Inflation reached a three-year peak this spring as overall prices climbed 3.8% through April, a notable jump from the 3.3% recorded in March. This measurement marks the highest inflationary pressure since May 2021, complicating the financial outlook for households and prospective home buyers as they enter the busiest season of the real estate market.

The surge in inflation is a significant hurdle for the Federal Reserve's goal of bringing price growth back down to 2%. Persistent inflation typically signals that high interest rates will remain in place longer than many anticipated. For the housing market, this translates directly into higher mortgage rates, which have already hovered near 7% and continue to squeeze the purchasing power of first-time buyers.

Market analysts are closely watching upcoming labor and consumer data to see if the April spike was a temporary anomaly or a sign of a deeper trend.
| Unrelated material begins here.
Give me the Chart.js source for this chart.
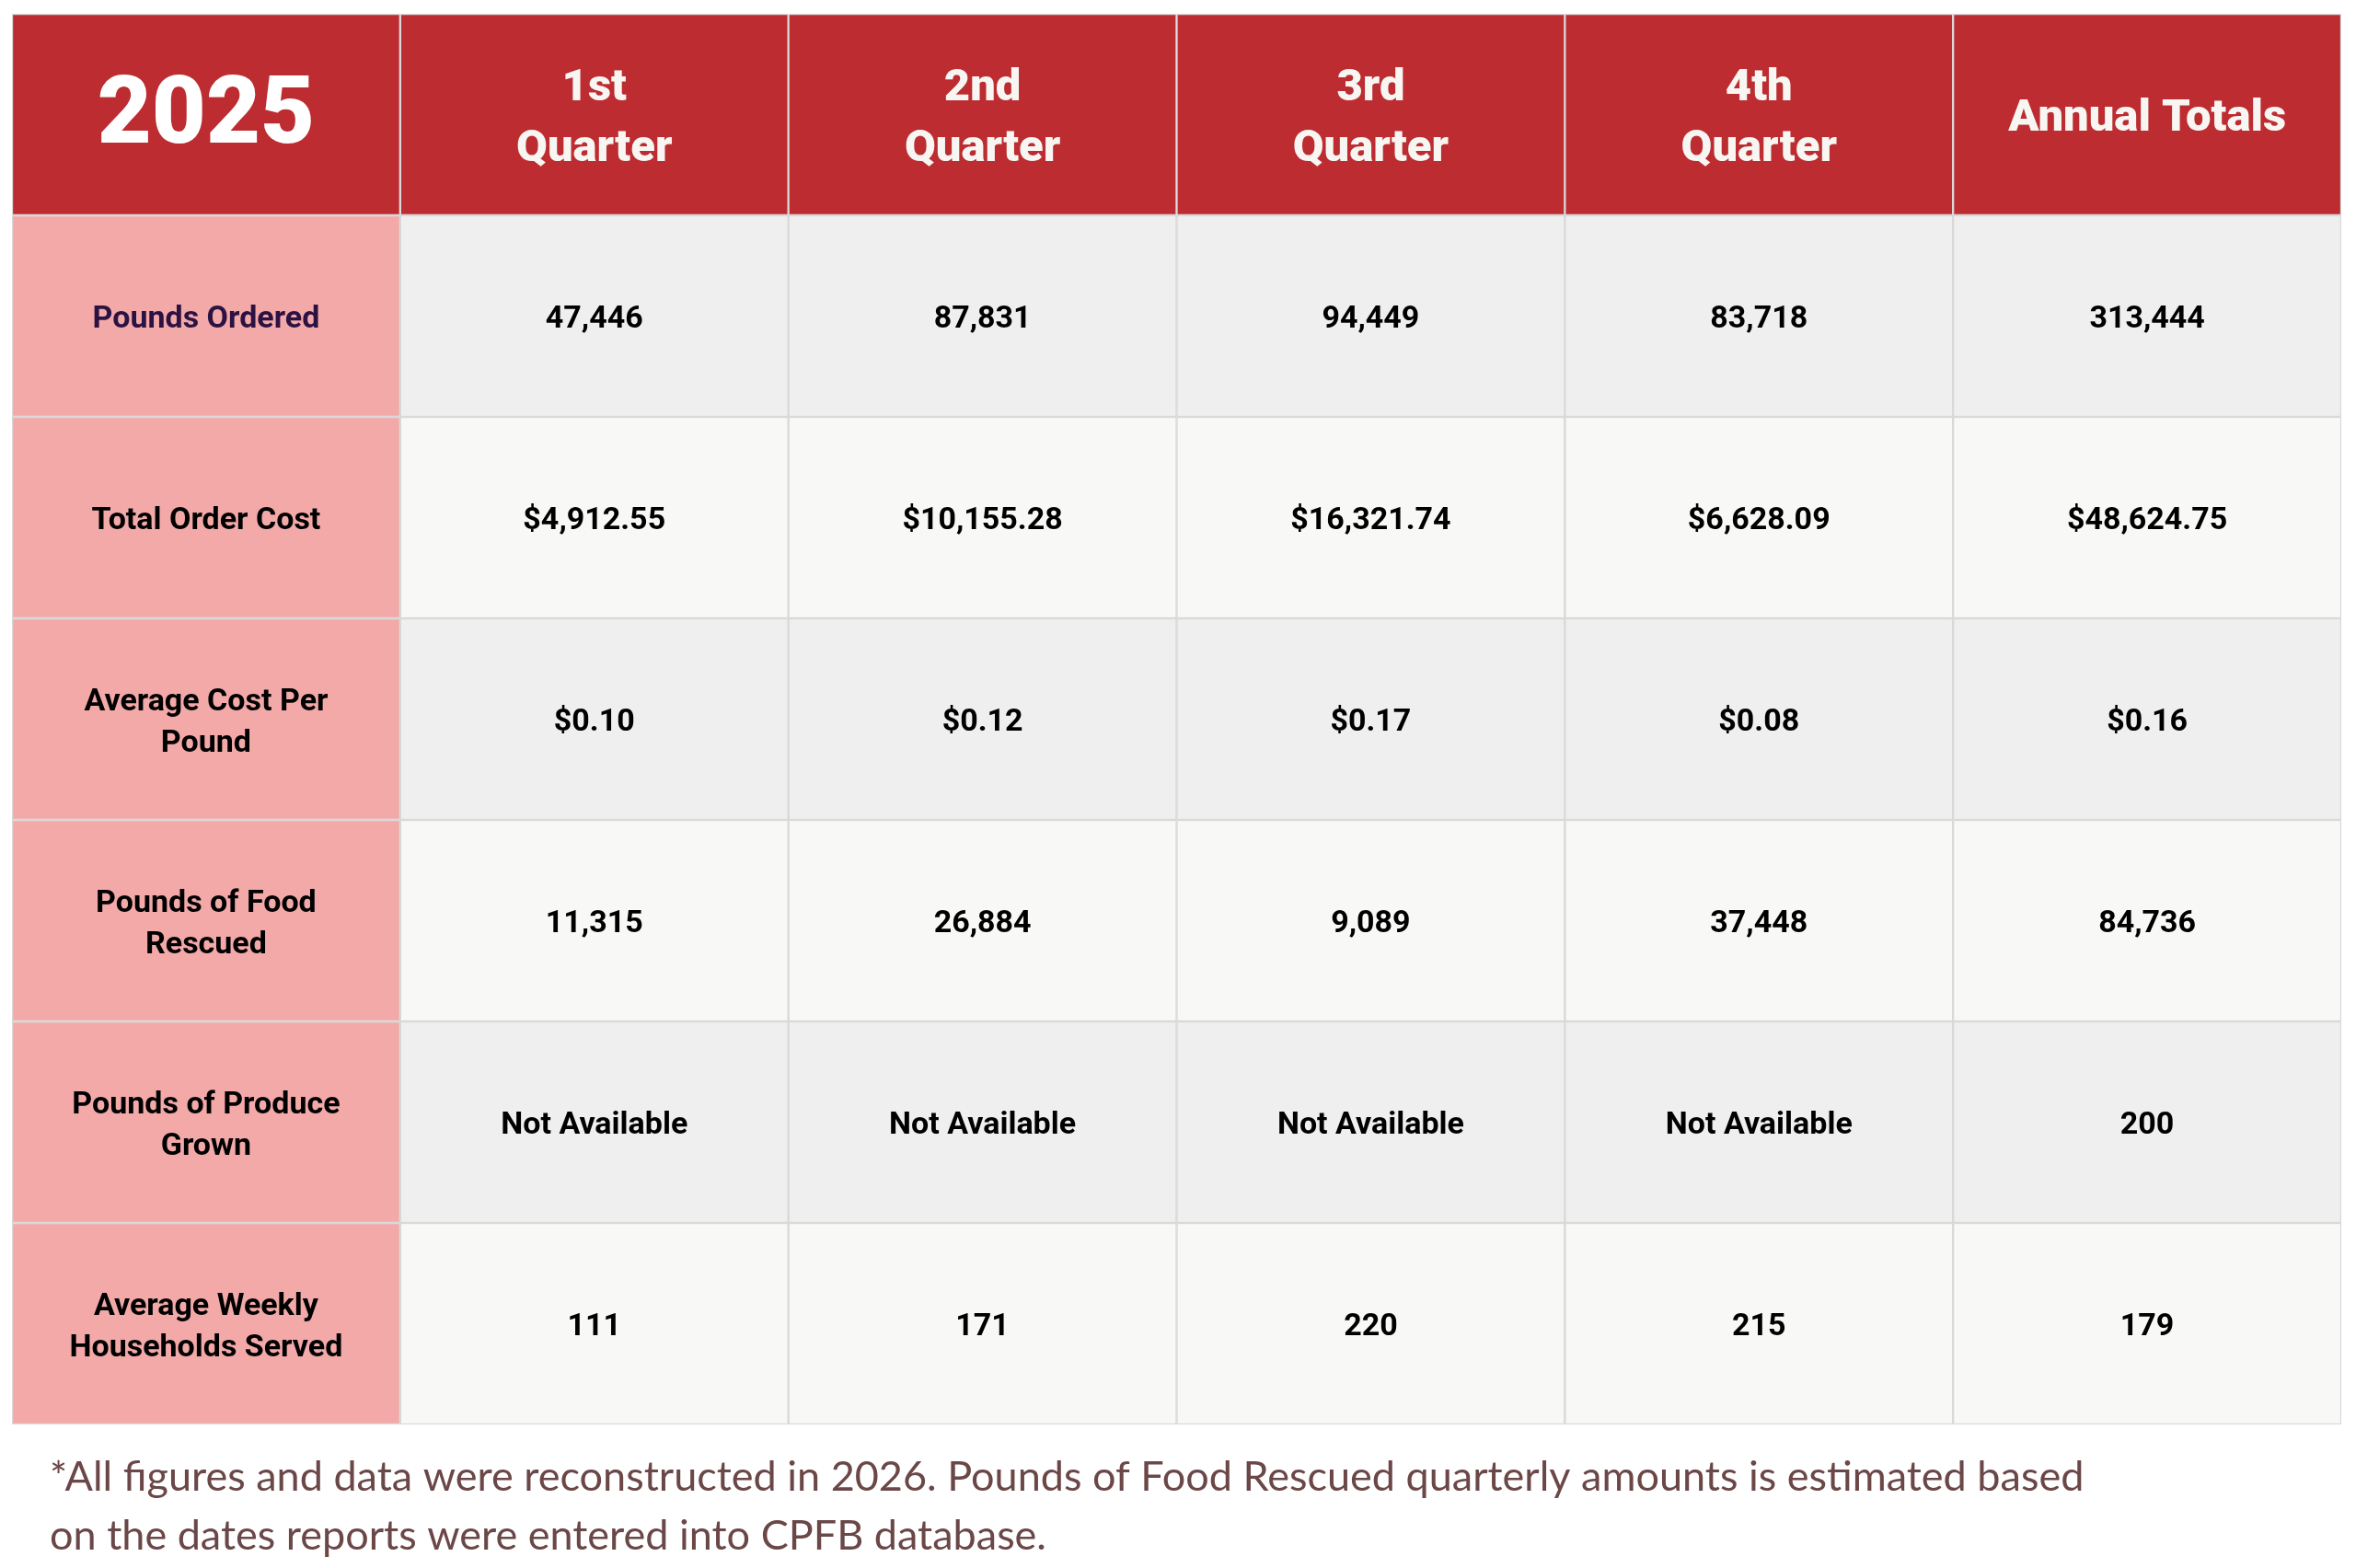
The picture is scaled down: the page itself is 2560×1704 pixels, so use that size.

If prices do not cool, the dream of a mid-year interest rate cut may vanish, potentially cooling sales during what is traditionally the hottest time for home transactions. Homeowners may also be less inclined to sell if they are locked into significantly lower historical rates.

This latest economic data suggests that the path to a more affordable housing market remains uphill for the foreseeable future. Investors and homeowners alike will need to navigate a landscape where high borrowing costs and resilient inflation collide.

According to realtor.com, these economic shifts continue to cast a long shadow over the current homebuying season.